The Beautiful, Brutal Reality of the Football League

There are days that remind you why you fell in love with this stupid, brilliant, soul-crushing sport. And then there's the final day of the English Football League season, which is like getting every one of those reminders crammed into a single, ninety-minute panic attack. Forget the glitz of the Champions League; this is where real life happens. This is where a single goal can swing the fortunes of entire towns, where heroes are minted and villains are made in the span of a nervous bathroom break.

While some clubs were celebrating titles, others were staring into the abyss. If you want to understand the pyramid, don't look at the top. Look at the carnage in the middle. It’s where the heart of English football truly beats.

Championship: Leeds Do a Leeds, Leicester Limp Over the Line

Let's be honest, Leicester City tried their absolute best to bottle this. They had a lead so commanding at Christmas that you half-expected them to be handed the trophy in March. But then came the great collapse of '26, a run of form so bafflingly inept it felt like a parody. They limped into the final day needing a win, with a Leeds United side that had been breathing down their necks for two months ready to pounce.

The tension at the King Power was thicker than the pre-match gravy on a pie. Every misplaced pass was met with a groan, every Coventry attack with a collective gasp. For 82 minutes, it looked like they were going to do it. It looked like the ultimate choke was on. Leeds were doing their job, cruising against a Hull City side already on their summer holidays. The title was heading to Elland Road. But then, a moment of sheer, dumb luck. A deflected shot, a goalkeeping howler, and a tap-in from two yards out by Jamie Vardy, who else? The old man, running on fumes and pure spite, popping up to save their season. It wasn't pretty. It wasn't deserved. But it was a title. Leicester are champions, but they stumbled over the finish line like a drunk trying to find his keys.

As for Leeds? It’s the hope that kills you. They did everything right, only to be let down by the football gods yet again. Now they face the playoff lottery, the most brutal form of sporting torture ever devised. You can’t help but feel for them, but you also can’t help but laugh. It’s just so perfectly, tragically Leeds.

League One's Promotion Agony and Ecstasy

Down in League One, the drama was somehow even more concentrated. Bolton Wanderers, a club that has been through financial hell and back, stood on the brink of a return to the Championship. All they had to do was win. Simple, right? Wrong. This is the Football League. Nothing is simple.

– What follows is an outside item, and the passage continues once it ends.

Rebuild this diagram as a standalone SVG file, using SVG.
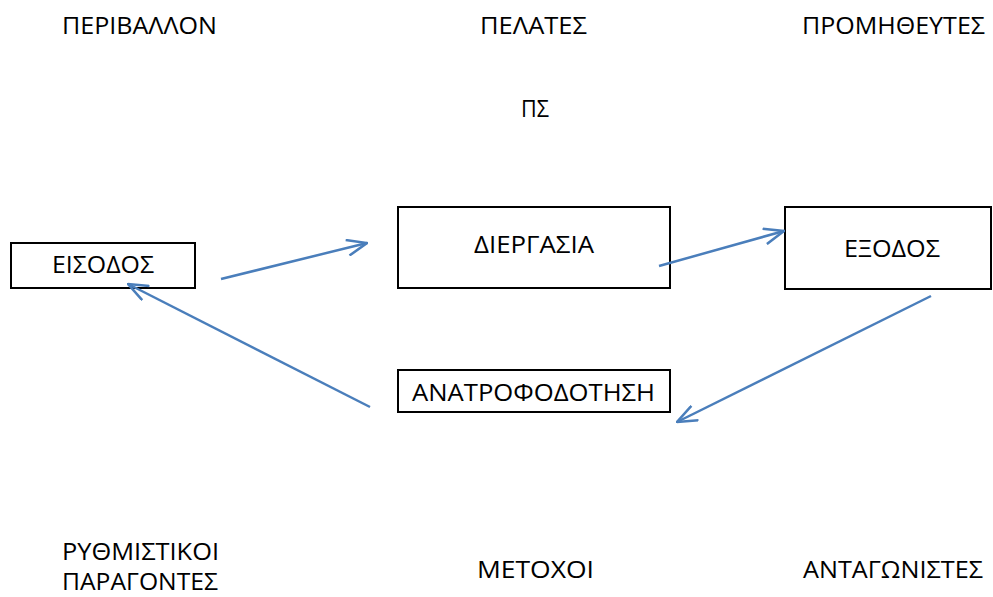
<svg xmlns="http://www.w3.org/2000/svg" width="993" height="597" viewBox="0 0 993 597">
<style>
text{font-family:"Open Sans","Noto Sans","Liberation Sans",sans-serif;font-size:23px;fill:#000;}
.box{fill:#fff;stroke:#000;stroke-width:2;}
.con{stroke:#4A7EBB;stroke-width:2.5;fill:none;}
</style>
<defs>
<marker id="ah" viewBox="0 0 22 18" refX="21" refY="9" markerWidth="22" markerHeight="18" markerUnits="userSpaceOnUse" orient="auto">
<path d="M1,1 L21,9 L1,17" fill="none" stroke="#4A7EBB" stroke-width="2.5"/>
</marker>
</defs>
<rect width="993" height="597" fill="#fff"/>
<g id="labels">
<text x="62" y="34" textLength="155" lengthAdjust="spacingAndGlyphs">ΠΕΡΙΒΑΛΛΟΝ</text>
<text x="480" y="34" textLength="107" lengthAdjust="spacingAndGlyphs">ΠΕΛΑΤΕΣ</text>
<text x="802" y="34" textLength="183" lengthAdjust="spacingAndGlyphs">ΠΡΟΜΗΘΕΥΤΕΣ</text>
<text x="521" y="117" textLength="28" lengthAdjust="spacingAndGlyphs">ΠΣ</text>
<text x="62" y="560" textLength="157" lengthAdjust="spacingAndGlyphs">ΡΥΘΜΙΣΤΙΚΟΙ</text>
<text x="62" y="590" textLength="156" lengthAdjust="spacingAndGlyphs">ΠΑΡΑΓΟΝΤΕΣ</text>
<text x="477" y="578" textLength="117" lengthAdjust="spacingAndGlyphs">ΜΕΤΟΧΟΙ</text>
<text x="803" y="578" textLength="180" lengthAdjust="spacingAndGlyphs">ΑΝΤΑΓΩΝΙΣΤΕΣ</text>
</g>
<g id="eisodos">
<rect class="box" x="11" y="243" width="184" height="45"/>
<text x="52" y="273" textLength="102" lengthAdjust="spacingAndGlyphs">ΕΙΣΟΔΟΣ</text>
</g>
<g id="diergasia">
<rect class="box" x="398" y="207" width="272" height="81"/>
<text x="474" y="253" textLength="120" lengthAdjust="spacingAndGlyphs">ΔΙΕΡΓΑΣΙΑ</text>
</g>
<g id="exodos">
<rect class="box" x="785" y="207" width="206" height="82"/>
<text x="844" y="257" textLength="96" lengthAdjust="spacingAndGlyphs">ΕΞΟΔΟΣ</text>
</g>
<g id="anatrofodotisi">
<rect class="box" x="398" y="370" width="272" height="42"/>
<text x="412" y="401" textLength="243" lengthAdjust="spacingAndGlyphs">ΑΝΑΤΡΟΦΟΔΟΤΗΣΗ</text>
</g>
<g id="connectors">
<line class="con" x1="221" y1="279" x2="367" y2="243" marker-end="url(#ah)"/>
<line class="con" x1="659" y1="266" x2="784" y2="231" marker-end="url(#ah)"/>
<line class="con" x1="931" y1="296" x2="677" y2="422" marker-end="url(#ah)"/>
<line class="con" x1="370" y1="407" x2="128" y2="284" marker-end="url(#ah)"/>
</g>
</svg>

They played with the kind of visible nervousness that makes you want to look away. Passes went astray, shots flew into the stands. Meanwhile, Derby County, their bitter rivals for the second automatic spot, were running riot. By halftime, Derby were 3-0 up. The news filtered through to the Bolton fans, and you could see the hope drain from their faces. They ended up drawing their game, a result that felt like a funeral. The players collapsed at the final whistle, dreams in tatters. Years of hard work, undone in 90 minutes of paralyzing fear.

You have to give it to Derby. Paul Warne has built a machine, a relentless, gritty team that embodies its manager. They never stopped believing, and they got their reward. For Bolton, it's another trip to the playoffs, another roll of the dice. You wonder how many times a fanbase can have its heart broken before it simply gives up.

The Unthinkable: Reading FC, Welcome to Non-League Hell

But the real story, the one that should send a shiver down the spine of every fan, happened in League Two. Reading Football Club, a team that was in the Premier League less than a decade and a half ago, have been relegated to the National League. Let that sink in. It’s not just a relegation; it’s an extinction-level event for a club of that size.

This wasn't a final-day slip. This was the logical, horrifying conclusion to years of catastrophic mismanagement. Point deductions, transfer embargoes, and owners who treated the club like a personal plaything. The fans protested, they begged, they screamed into the void, but it was no use. The club has been hollowed out from the inside, a zombie staggering towards its inevitable demise. They needed a win and for other results to go their way, a prayer that was never going to be answered. The 2-1 loss that sealed their fate felt like a mercy killing.

Their fall is a chilling cautionary tale. In the modern game, with its parachute payments and financial doping, the gap between the haves and have-nots has never been wider. But Reading's story proves that no club is too big to fail. Years of history, a loyal fanbase, a Category One academy – none of it could save them from the poison at the top. Tonight, the fans of Leicester and Derby will celebrate. But every fan in the country should be looking at Reading and thinking: there but for the grace of God go I.